I reviewed the PC version back in September 2006 and this remake, by German developer Keen Games, is almost exactly the same. The graphics obviously aren't as sharp, but the clue highlight feature has been retained, allowing you to instantly see all the points of interest in each screen. Control is simple enough - the B button examines things, the A button interacts with them. The nunchuk can be used to steer around the scenery, or you can just click on the things you want to walk to. As Exhibit A in the case of How Point-And-Click Can Work For A New Audience, it's pretty compelling.

That's more than can be said about the game itself, sadly. It's a rather clunky conspiracy thriller, in which you guide Nina, a stock post-Lara feisty female, on a search for her missing scientist father. He vanished while investigating the 1908 explosion which devastated the Tunguska region of Russia, and something fiendish is clearly afoot. The elements called into play to spin this yarn, however, are so predictable and the script so lacking in pace or personality that progress becomes a matter of beating the puzzles rather than striving to advance the story.

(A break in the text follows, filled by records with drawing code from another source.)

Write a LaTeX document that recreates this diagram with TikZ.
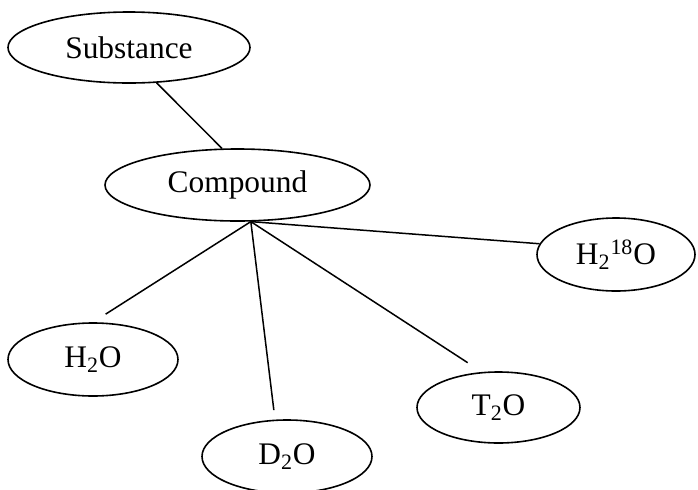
\documentclass[tikz,border=0pt]{standalone}
\usepackage{fontspec}
\setmainfont{Liberation Serif}
\usetikzlibrary{shapes.geometric}
\tikzset{
  molecule/.style={ellipse,draw,line width=0.8pt,inner sep=0pt,
    font=\fontsize{15.7}{18}\selectfont},
  bond/.style={line width=0.75pt}
}
\begin{document}
\begin{tikzpicture}[x=0.5pt,y=-0.5pt] % one unit = one pixel of the sketch

\useasboundingbox (0,0) rectangle (698,489);

\node[molecule,minimum width=121pt,minimum height=35.5pt] (substance) at (129,47.5) {Substance};
\node[molecule,minimum width=132.5pt,minimum height=36pt] (compound) at (237.5,185) {Compound};
\node[molecule,minimum width=85pt,minimum height=36.5pt] (water) at (93,359.5) {H\textsubscript{2}O};
\node[molecule,minimum width=85pt,minimum height=36.5pt] (heavy) at (287,456.5) {D\textsubscript{2}O};
\node[molecule,minimum width=81.5pt,minimum height=35.5pt] (tritiated) at (498.5,407.5) {T\textsubscript{2}O};
\node[molecule,minimum width=79pt,minimum height=36.5pt] (oxygen18) at (616,254.5) {H\textsubscript{2}\textsuperscript{18}O};

\draw[bond] (substance.-52) -- (compound.113);

% all isotopologues hang from one point under Compound
\coordinate (hub) at (compound.-70);
\draw[bond,shorten >=7.5pt] (hub) -- (water.north);
\draw[bond,shorten >=4.75pt] (hub) -- (heavy.108);
\draw[bond,shorten >=8.5pt] (hub) -- (tritiated.115);
\draw[bond] (hub) -- (oxygen18.172);

\end{tikzpicture}
\end{document}
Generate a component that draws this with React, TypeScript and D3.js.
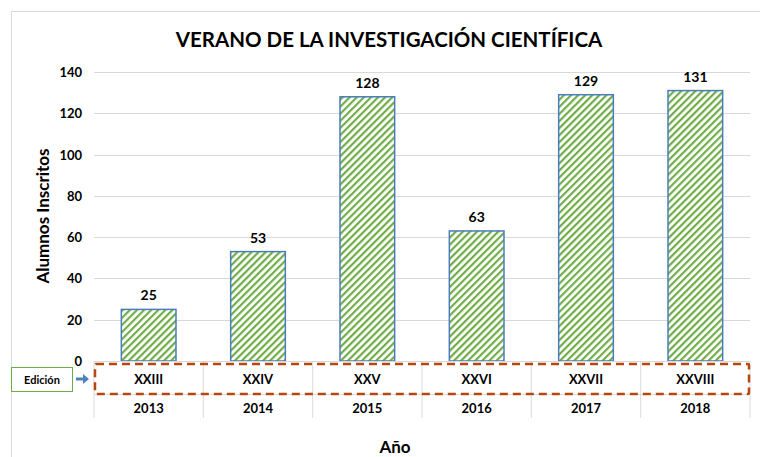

Point and click, now with more energetic pointing and clicking.

Puzzles are what the games has in abundance, though they're very much of the old-school adventure game type. No solution is too long-winded, and no sequence of object combinations too illogical. It's the sort of game where simply opening a door can involve an additional twenty-five steps, finding bits of wire and chewing gum to retrieve a loaf of bread from a shelf, which then attracts birds to a window ledge, which dislodges a pencil which you then use to make a hole in a box, through which you get a key. Using a magnet you found buried in a plant pot.

Okay, that doesn't happen exactly, but it's not much of an exaggeration of Tunguska's obtuse construction. There are plenty of adventure die-hards who thrive on such elongated nonsense, and will gladly plod onwards through uninspiring stories for the sake of some head-scratching riddles. Those people will still enjoy Tunguska, but those people also probably have a PC and have already played it. For the majority of Wii owners, I suspect this will prove simply too dry and convoluted to really catch on.